I meant more: why do we need to use a cardinality term at all -- how did they arrive at it? Why can't we just scale things with weights which sum to 1? Just using (w_i/w_total) would be an example: why do we have to use n*(w_i/w_total)??
What's confusing to me is that a constraint function that takes 2 3D vectors (cardinality 2) could also be considered a constraint function that takes 6 scalars.. the gradients would be the same, and you could split the mass of each particle between its x,y,z coordinates so that the total mass remained constant, but in the second case you'd have a cardinality of 6, which would alter the results.
Shouldn't the results be identical in both cases, since it's simply a matter of changing C(p1,p2) to C(x1,y1,z1,x2,y2,z2) -- we've posed the same question in a different form, which shouldn't alter the solution. So it seems like scaling everything by the "cardinality" in addition to a weighting term is a bit arbitrary/ambiguous.. or at least I don't understand where it came from.
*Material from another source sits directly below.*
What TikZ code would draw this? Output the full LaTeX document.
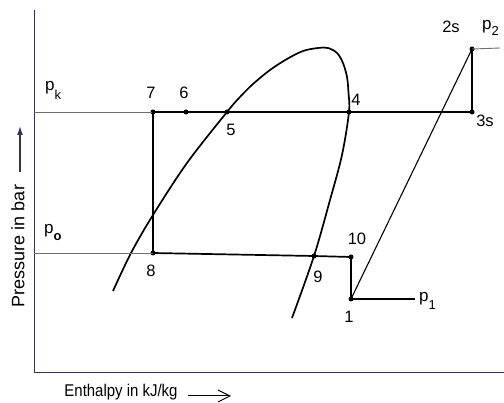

About the bending constraint, I found that arccos didn't behave all that well, arctan was much more well-behaved:
C = (atan2(n1) - atan2(n2)) - theta
Is no one else having fundamental problems with over-shooting? For the collision/normal constraint (section 4.3), there was definite overshooting when using particles with varied masses. I'm almost positive it wasn't due to a programming error as i derived the constraint in a few different ways, several times over a period of weeks. Plus my solver is generic so the other constraints would have shown weird behaviour if there was a bug -- only the constraint function and the gradients vary between constraints.
When all masses were the same, the behaviour of the original paper's method and my method was the same: they both behaved well.
However, if you took one of the particle's masses and doubled it, the paper's method over-corrects. In contrast, even at extreme mass ratios such as 1:50, the method I happened upon behaves perfectly well. I just wish I understood why!